# [TASK BRIEF]
Repeat all the material exactly; pictures stay out of your copy.
** Begin DATA SEGMENT **
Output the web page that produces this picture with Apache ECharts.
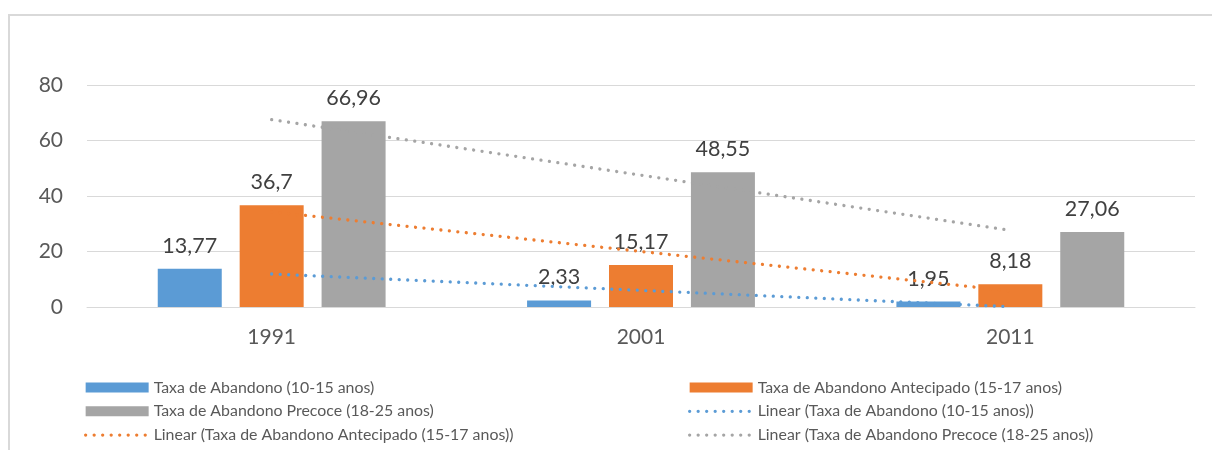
<!DOCTYPE html>
<html>
<head>
<meta charset="utf-8">
<script src="https://cdn.jsdelivr.net/npm/echarts@6/dist/echarts.min.js"></script>
<style>
html,body{margin:0;padding:0;background:#fff;}
#frame{position:absolute;left:8px;top:14px;width:1210px;height:440px;border-left:2px solid #d9d9d9;border-top:2px solid #d9d9d9;}
#chart{position:absolute;left:0;top:0;width:1212px;height:450px;}
</style>
</head>
<body>
<div id="frame"></div>
<div id="chart"></div>
<script>
const categories = ['1991', '2001', '2011'];
const seriesNames = [
  'Taxa de Abandono (10-15 anos)',
  'Taxa de Abandono Antecipado (15-17 anos)',
  'Taxa de Abandono Precoce (18-25 anos)'
];
const abandono = [13.77, 2.33, 1.95];
const antecipado = [36.7, 15.17, 8.18];
const precoce = [66.96, 48.55, 27.06];
// trendline values
const trendAbandono = [11.9, 6.0, 0.1];
const trendAntecipado = [34.3, 20.0, 5.8];
const trendPrecoce = [67.5, 47.5, 27.6];
const yTicks = [0, 20, 40, 60, 80];

const colors = ['#5b9bd5', '#ed7d31', '#a5a5a5'];
const FONT = 'Lato, "Liberation Sans", sans-serif';

const chart = echarts.init(document.getElementById('chart'), null, {renderer: 'canvas'});

function barSeries(name, data, color) {
  return {
    name: name, type: 'bar', data: data, barWidth: 64, barGap: '28%',
    itemStyle: {color: color},
    label: {
      show: true, position: 'top', distance: 12,
      fontFamily: FONT, fontSize: 21.5, color: '#404040',
      formatter: p => String(p.value).replace('.', ',')
    },
    z: 2
  };
}
function trendSeries(name, data, color) {
  return {
    name: 'Linear (' + name + ')', type: 'line', data: data,
    symbol: 'none', silent: true,
    lineStyle: {color: color, width: 3.3, type: [0.01, 8.5], cap: 'round'},
    itemStyle: {color: color},
    z: 5
  };
}

const legendText = {fontFamily: FONT, fontSize: 15.9, color: '#595959', lineHeight: 16};
const hiddenSym = {color: 'rgba(0,0,0,0)', borderWidth: 0};
const legendLine = {width: 3.3, type: [0.01, 8.5], cap: 'round'};

chart.setOption({
  animation: false,
  textStyle: {fontFamily: FONT},
  grid: {left: 87, right: 17, top: 85, bottom: 143, containLabel: false},
  legend: [
    {
      orient: 'vertical', left: 84, top: 379.5, height: 90, padding: 0,
      itemWidth: 63, itemHeight: 10, itemGap: 7.8,
      textStyle: legendText, lineStyle: legendLine,
      data: [
        {name: seriesNames[0], icon: 'rect'},
        {name: seriesNames[2], icon: 'rect'},
        {name: 'Linear (' + seriesNames[1] + ')', itemStyle: hiddenSym}
      ]
    },
    {
      orient: 'vertical', left: 688, top: 379.5, height: 90, padding: 0,
      itemWidth: 63, itemHeight: 10, itemGap: 7.8,
      textStyle: legendText, lineStyle: legendLine,
      data: [
        {name: seriesNames[1], icon: 'rect'},
        {name: 'Linear (' + seriesNames[0] + ')', itemStyle: hiddenSym},
        {name: 'Linear (' + seriesNames[2] + ')', itemStyle: hiddenSym}
      ]
    }
  ],
  xAxis: {
    type: 'category', data: categories, boundaryGap: true,
    axisLine: {lineStyle: {color: '#d9d9d9', width: 1}},
    axisTick: {show: false},
    axisLabel: {fontFamily: FONT, fontSize: 21, color: '#595959', margin: 20}
  },
  yAxis: {
    type: 'value', min: yTicks[0], max: yTicks[yTicks.length - 1], interval: 20,
    axisLine: {show: false}, axisTick: {show: false},
    splitLine: {lineStyle: {color: '#d9d9d9', width: 1}},
    axisLabel: {fontFamily: FONT, fontSize: 21, color: '#595959', margin: 24}
  },
  series: [
    barSeries(seriesNames[0], abandono, colors[0]),
    barSeries(seriesNames[1], antecipado, colors[1]),
    barSeries(seriesNames[2], precoce, colors[2]),
    trendSeries(seriesNames[0], trendAbandono, colors[0]),
    trendSeries(seriesNames[1], trendAntecipado, colors[1]),
    trendSeries(seriesNames[2], trendPrecoce, colors[2])
  ]
});
</script>
</body>
</html>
** End DATA SEGMENT **
# [FINISHED ANSWER]
Output the web page that produces this picture with Apache ECharts.
<!DOCTYPE html>
<html>
<head>
<meta charset="utf-8">
<script src="https://cdn.jsdelivr.net/npm/echarts@6/dist/echarts.min.js"></script>
<style>
html,body{margin:0;padding:0;background:#fff;}
#frame{position:absolute;left:8px;top:14px;width:1210px;height:440px;border-left:2px solid #d9d9d9;border-top:2px solid #d9d9d9;}
#chart{position:absolute;left:0;top:0;width:1212px;height:450px;}
</style>
</head>
<body>
<div id="frame"></div>
<div id="chart"></div>
<script>
const categories = ['1991', '2001', '2011'];
const seriesNames = [
  'Taxa de Abandono (10-15 anos)',
  'Taxa de Abandono Antecipado (15-17 anos)',
  'Taxa de Abandono Precoce (18-25 anos)'
];
const abandono = [13.77, 2.33, 1.95];
const antecipado = [36.7, 15.17, 8.18];
const precoce = [66.96, 48.55, 27.06];
// trendline values
const trendAbandono = [11.9, 6.0, 0.1];
const trendAntecipado = [34.3, 20.0, 5.8];
const trendPrecoce = [67.5, 47.5, 27.6];
const yTicks = [0, 20, 40, 60, 80];

const colors = ['#5b9bd5', '#ed7d31', '#a5a5a5'];
const FONT = 'Lato, "Liberation Sans", sans-serif';

const chart = echarts.init(document.getElementById('chart'), null, {renderer: 'canvas'});

function barSeries(name, data, color) {
  return {
    name: name, type: 'bar', data: data, barWidth: 64, barGap: '28%',
    itemStyle: {color: color},
    label: {
      show: true, position: 'top', distance: 12,
      fontFamily: FONT, fontSize: 21.5, color: '#404040',
      formatter: p => String(p.value).replace('.', ',')
    },
    z: 2
  };
}
function trendSeries(name, data, color) {
  return {
    name: 'Linear (' + name + ')', type: 'line', data: data,
    symbol: 'none', silent: true,
    lineStyle: {color: color, width: 3.3, type: [0.01, 8.5], cap: 'round'},
    itemStyle: {color: color},
    z: 5
  };
}

const legendText = {fontFamily: FONT, fontSize: 15.9, color: '#595959', lineHeight: 16};
const hiddenSym = {color: 'rgba(0,0,0,0)', borderWidth: 0};
const legendLine = {width: 3.3, type: [0.01, 8.5], cap: 'round'};

chart.setOption({
  animation: false,
  textStyle: {fontFamily: FONT},
  grid: {left: 87, right: 17, top: 85, bottom: 143, containLabel: false},
  legend: [
    {
      orient: 'vertical', left: 84, top: 379.5, height: 90, padding: 0,
      itemWidth: 63, itemHeight: 10, itemGap: 7.8,
      textStyle: legendText, lineStyle: legendLine,
      data: [
        {name: seriesNames[0], icon: 'rect'},
        {name: seriesNames[2], icon: 'rect'},
        {name: 'Linear (' + seriesNames[1] + ')', itemStyle: hiddenSym}
      ]
    },
    {
      orient: 'vertical', left: 688, top: 379.5, height: 90, padding: 0,
      itemWidth: 63, itemHeight: 10, itemGap: 7.8,
      textStyle: legendText, lineStyle: legendLine,
      data: [
        {name: seriesNames[1], icon: 'rect'},
        {name: 'Linear (' + seriesNames[0] + ')', itemStyle: hiddenSym},
        {name: 'Linear (' + seriesNames[2] + ')', itemStyle: hiddenSym}
      ]
    }
  ],
  xAxis: {
    type: 'category', data: categories, boundaryGap: true,
    axisLine: {lineStyle: {color: '#d9d9d9', width: 1}},
    axisTick: {show: false},
    axisLabel: {fontFamily: FONT, fontSize: 21, color: '#595959', margin: 20}
  },
  yAxis: {
    type: 'value', min: yTicks[0], max: yTicks[yTicks.length - 1], interval: 20,
    axisLine: {show: false}, axisTick: {show: false},
    splitLine: {lineStyle: {color: '#d9d9d9', width: 1}},
    axisLabel: {fontFamily: FONT, fontSize: 21, color: '#595959', margin: 24}
  },
  series: [
    barSeries(seriesNames[0], abandono, colors[0]),
    barSeries(seriesNames[1], antecipado, colors[1]),
    barSeries(seriesNames[2], precoce, colors[2]),
    trendSeries(seriesNames[0], trendAbandono, colors[0]),
    trendSeries(seriesNames[1], trendAntecipado, colors[1]),
    trendSeries(seriesNames[2], trendPrecoce, colors[2])
  ]
});
</script>
</body>
</html>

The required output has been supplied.